**Given problem:** Write out each line of the listing as it stands, without the images.

**Collected material:**
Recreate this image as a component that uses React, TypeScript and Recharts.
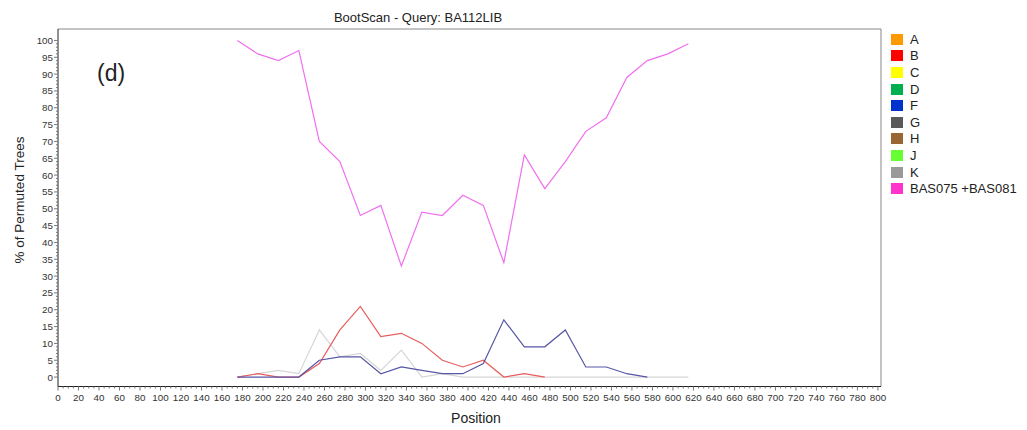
import { Line, LineChart, ReferenceLine, XAxis, YAxis } from "recharts"

// window positions along the alignment
const positions = [
  175, 195, 215, 235, 255, 275, 295, 315, 335, 355, 375, 395, 415, 435, 455, 475, 495, 515, 535,
  555, 575, 595, 615,
]

const bas = [100, 96, 94, 97, 70, 64, 48, 51, 33, 49, 48, 54, 51, 34, 66, 56, 64, 73, 77, 89, 94, 96, 99]
const subtypeB = [0, 1, 0, 0, 4, 14, 21, 12, 13, 10, 5, 3, 5, 0, 1, 0]
const subtypeF = [0, 0, 0, 0, 5, 6, 6, 1, 3, 2, 1, 1, 4, 17, 9, 9, 14, 3, 3, 1, 0]
const subtypeK = [0, 1, 2, 1, 14, 6, 7, 2, 8, 0, 1, 0, 0, 0, 0, 0, 0, 0, 0, 0, 0, 0, 0]

const legendNames = ["A", "B", "C", "D", "F", "G", "H", "J", "K", "BAS075 +BAS081"]
const legendColors = [
  "#ff9900",
  "#ff0000",
  "#ffff00",
  "#00b050",
  "#0033cc",
  "#595959",
  "#996633",
  "#66ff33",
  "#999999",
  "#ff33cc",
]

const X_MAX = 803
const Y_MIN = -2.8
const Y_MAX = 103.4

const xTicks = Array.from({ length: 161 }, (_, i) => i * 5)
const yTicks = Array.from({ length: 101 }, (_, i) => i)

const data = positions.map((pos, i) => ({
  pos,
  bas: bas[i],
  B: subtypeB[i] ?? null,
  F: subtypeF[i] ?? null,
  K: subtypeK[i],
}))

const FONT = "Arial, 'Liberation Sans', sans-serif"

function XTick(props: any) {
  const { x, y, payload } = props
  const v = payload.value
  const major = v % 20 === 0
  return (
    <g>
      <line x1={x} x2={x} y1={y} y2={y + (major ? 4 : 2)} stroke="#777" />
      {major && (
        <text x={x} y={y + 14} textAnchor="middle" fontSize={9.8} fill="#333" fontFamily={FONT}>
          {v}
        </text>
      )}
    </g>
  )
}

function YTick(props: any) {
  const { x, y, payload } = props
  const v = payload.value
  const major = v % 5 === 0
  return (
    <g>
      <line x1={x} x2={x - (major ? 4 : 2)} y1={y} y2={y} stroke="#777" />
      {major && (
        <text x={x - 5} y={y + 3.5} textAnchor="end" fontSize={9.8} fill="#333" fontFamily={FONT}>
          {v}
        </text>
      )}
    </g>
  )
}

export default function App() {
  return (
    <div
      style={{
        position: "absolute",
        left: 0,
        top: 0,
        width: 1027,
        height: 430,
        background: "#fff",
        fontFamily: FONT,
        color: "#222",
      }}
    >
      <LineChart
        width={1027}
        height={430}
        data={data}
        margin={{ top: 29, right: 146, bottom: 13.5, left: 28 }}
      >
        <XAxis
          dataKey="pos"
          type="number"
          domain={[0, X_MAX]}
          ticks={xTicks}
          interval={0}
          tick={<XTick />}
          tickLine={false}
          tickSize={0}
          tickMargin={0}
          height={30}
          axisLine={{ stroke: "#222" }}
          allowDataOverflow
        />
        <YAxis
          type="number"
          domain={[Y_MIN, Y_MAX]}
          ticks={yTicks}
          interval={0}
          tick={<YTick />}
          tickLine={false}
          tickSize={0}
          tickMargin={0}
          width={30}
          axisLine={{ stroke: "#222" }}
          allowDataOverflow
        />
        <ReferenceLine y={Y_MAX} stroke="#888" ifOverflow="visible" />
        <ReferenceLine x={X_MAX} stroke="#888" ifOverflow="visible" />
        <Line dataKey="K" stroke="#d6d6d6" strokeWidth={1.2} dot={false} isAnimationActive={false} />
        <Line dataKey="B" stroke="#e85c5c" strokeWidth={1.2} dot={false} isAnimationActive={false} />
        <Line dataKey="F" stroke="#5656a6" strokeWidth={1.2} dot={false} isAnimationActive={false} />
        <Line dataKey="bas" stroke="#f070f0" strokeWidth={1.2} dot={false} isAnimationActive={false} />
      </LineChart>

      <div
        style={{
          position: "absolute",
          left: 418,
          top: 10,
          transform: "translateX(-50%)",
          fontSize: 13,
          whiteSpace: "nowrap",
        }}
      >
        BootScan - Query: BA112LIB
      </div>
      <div
        style={{
          position: "absolute",
          left: 476,
          top: 410,
          transform: "translateX(-50%)",
          fontSize: 14,
        }}
      >
        Position
      </div>
      <div
        style={{
          position: "absolute",
          left: 19,
          top: 200,
          transform: "translate(-50%, -50%) rotate(-90deg)",
          fontSize: 13.5,
          whiteSpace: "nowrap",
        }}
      >
        % of Permuted Trees
      </div>
      <div style={{ position: "absolute", left: 97, top: 60, fontSize: 23, color: "#222" }}>(d)</div>

      <div style={{ position: "absolute", left: 891, top: 31 }}>
        {legendNames.map((name, i) => (
          <div
            key={name}
            style={{ display: "flex", alignItems: "center", height: 16.6, fontSize: 13 }}
          >
            <span
              style={{
                display: "inline-block",
                width: 12,
                height: 11,
                background: legendColors[i],
                marginRight: 7,
              }}
            />
            {name}
          </div>
        ))}
      </div>
    </div>
  )
}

**Response:**
Recreate this image as a component that uses React, TypeScript and Recharts.
import { Line, LineChart, ReferenceLine, XAxis, YAxis } from "recharts"

// window positions along the alignment
const positions = [
  175, 195, 215, 235, 255, 275, 295, 315, 335, 355, 375, 395, 415, 435, 455, 475, 495, 515, 535,
  555, 575, 595, 615,
]

const bas = [100, 96, 94, 97, 70, 64, 48, 51, 33, 49, 48, 54, 51, 34, 66, 56, 64, 73, 77, 89, 94, 96, 99]
const subtypeB = [0, 1, 0, 0, 4, 14, 21, 12, 13, 10, 5, 3, 5, 0, 1, 0]
const subtypeF = [0, 0, 0, 0, 5, 6, 6, 1, 3, 2, 1, 1, 4, 17, 9, 9, 14, 3, 3, 1, 0]
const subtypeK = [0, 1, 2, 1, 14, 6, 7, 2, 8, 0, 1, 0, 0, 0, 0, 0, 0, 0, 0, 0, 0, 0, 0]

const legendNames = ["A", "B", "C", "D", "F", "G", "H", "J", "K", "BAS075 +BAS081"]
const legendColors = [
  "#ff9900",
  "#ff0000",
  "#ffff00",
  "#00b050",
  "#0033cc",
  "#595959",
  "#996633",
  "#66ff33",
  "#999999",
  "#ff33cc",
]

const X_MAX = 803
const Y_MIN = -2.8
const Y_MAX = 103.4

const xTicks = Array.from({ length: 161 }, (_, i) => i * 5)
const yTicks = Array.from({ length: 101 }, (_, i) => i)

const data = positions.map((pos, i) => ({
  pos,
  bas: bas[i],
  B: subtypeB[i] ?? null,
  F: subtypeF[i] ?? null,
  K: subtypeK[i],
}))

const FONT = "Arial, 'Liberation Sans', sans-serif"

function XTick(props: any) {
  const { x, y, payload } = props
  const v = payload.value
  const major = v % 20 === 0
  return (
    <g>
      <line x1={x} x2={x} y1={y} y2={y + (major ? 4 : 2)} stroke="#777" />
      {major && (
        <text x={x} y={y + 14} textAnchor="middle" fontSize={9.8} fill="#333" fontFamily={FONT}>
          {v}
        </text>
      )}
    </g>
  )
}

function YTick(props: any) {
  const { x, y, payload } = props
  const v = payload.value
  const major = v % 5 === 0
  return (
    <g>
      <line x1={x} x2={x - (major ? 4 : 2)} y1={y} y2={y} stroke="#777" />
      {major && (
        <text x={x - 5} y={y + 3.5} textAnchor="end" fontSize={9.8} fill="#333" fontFamily={FONT}>
          {v}
        </text>
      )}
    </g>
  )
}

export default function App() {
  return (
    <div
      style={{
        position: "absolute",
        left: 0,
        top: 0,
        width: 1027,
        height: 430,
        background: "#fff",
        fontFamily: FONT,
        color: "#222",
      }}
    >
      <LineChart
        width={1027}
        height={430}
        data={data}
        margin={{ top: 29, right: 146, bottom: 13.5, left: 28 }}
      >
        <XAxis
          dataKey="pos"
          type="number"
          domain={[0, X_MAX]}
          ticks={xTicks}
          interval={0}
          tick={<XTick />}
          tickLine={false}
          tickSize={0}
          tickMargin={0}
          height={30}
          axisLine={{ stroke: "#222" }}
          allowDataOverflow
        />
        <YAxis
          type="number"
          domain={[Y_MIN, Y_MAX]}
          ticks={yTicks}
          interval={0}
          tick={<YTick />}
          tickLine={false}
          tickSize={0}
          tickMargin={0}
          width={30}
          axisLine={{ stroke: "#222" }}
          allowDataOverflow
        />
        <ReferenceLine y={Y_MAX} stroke="#888" ifOverflow="visible" />
        <ReferenceLine x={X_MAX} stroke="#888" ifOverflow="visible" />
        <Line dataKey="K" stroke="#d6d6d6" strokeWidth={1.2} dot={false} isAnimationActive={false} />
        <Line dataKey="B" stroke="#e85c5c" strokeWidth={1.2} dot={false} isAnimationActive={false} />
        <Line dataKey="F" stroke="#5656a6" strokeWidth={1.2} dot={false} isAnimationActive={false} />
        <Line dataKey="bas" stroke="#f070f0" strokeWidth={1.2} dot={false} isAnimationActive={false} />
      </LineChart>

      <div
        style={{
          position: "absolute",
          left: 418,
          top: 10,
          transform: "translateX(-50%)",
          fontSize: 13,
          whiteSpace: "nowrap",
        }}
      >
        BootScan - Query: BA112LIB
      </div>
      <div
        style={{
          position: "absolute",
          left: 476,
          top: 410,
          transform: "translateX(-50%)",
          fontSize: 14,
        }}
      >
        Position
      </div>
      <div
        style={{
          position: "absolute",
          left: 19,
          top: 200,
          transform: "translate(-50%, -50%) rotate(-90deg)",
          fontSize: 13.5,
          whiteSpace: "nowrap",
        }}
      >
        % of Permuted Trees
      </div>
      <div style={{ position: "absolute", left: 97, top: 60, fontSize: 23, color: "#222" }}>(d)</div>

      <div style={{ position: "absolute", left: 891, top: 31 }}>
        {legendNames.map((name, i) => (
          <div
            key={name}
            style={{ display: "flex", alignItems: "center", height: 16.6, fontSize: 13 }}
          >
            <span
              style={{
                display: "inline-block",
                width: 12,
                height: 11,
                background: legendColors[i],
                marginRight: 7,
              }}
            />
            {name}
          </div>
        ))}
      </div>
    </div>
  )
}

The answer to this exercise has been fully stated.